Magnus Florin is a writer, director and Head of Dramaturgy at the Royal Dramatic Theatre in Stockholm.
Magdalena Holdar is an art historian who works at Stockholm University, Södertörn University and University College of Arts, Crafts & Design.
Bengt af Klintberg is an ethnologist, author and artist, and was active within the avant-garde Swedish Fluxus scene in the 1960s.
Magnus Haglund is a critic and author, having written extensively on art music and sound art.

Pablo Bronsteins performance, Berömda dödsfall ur den Europeiska litteraturen, 2010. |Dramaten

Seminar: Contemporary Scene Shifts, 27 November

Why do contemporary dramatists wish to inhabit the art space? What experiences do artists gain from the theatre? The seminar’s invited participants all move between visual art and theatre. They reflect on how the institutions of the two fields function today and discuss obstacles and possibilities for collaborations across boundaries.

During the evening Keren Cytter and Andrew Kerton’s performance Pokerface, named after Lady Gaga’s mega-hit, will be performed.

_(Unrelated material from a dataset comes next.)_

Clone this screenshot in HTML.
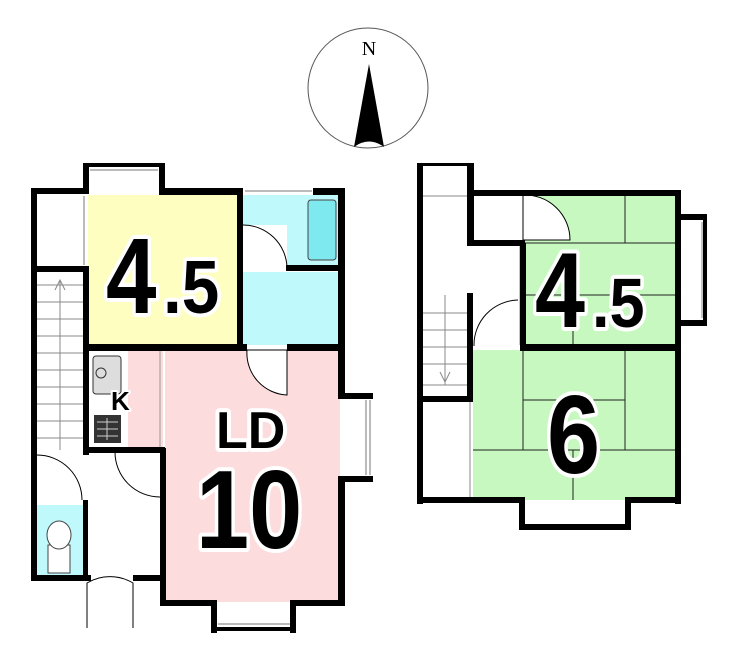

The work depicts the story of an entertainer who is killed by her alter ego.

Participants:
Camilla Eeg-Tverbakk (moderator) is an artist, curator, theoretician and writer.
Sara Arrhenius is Director of Bonniers Konsthall.
Heiner Goebbels is a composer, artist and director, living in Frankfurt, Germany.
Sofi Lerström is a producer at Dramaten&, the Swedish Royal Dramatic Theatre’s new venue for experimental theatre and music.
Mellika Melani is a Swedish film director who has received much acclaim for her productions, including Rigoletto – djurisk åtrå (Uppsala City Theatre, 2008) and Ulrike Maria Stuart by Elfriede Jelinek (Teater Tribunalen, Spring 2009).
Helena Seth is responsible for side programming at Dramaten&.
Markus Schinwald is an artist living in Vienna, Austria, and Los Angeles, USA, and is one of the artists in the group exhibition Scene Shifts at Bonniers Konsthall.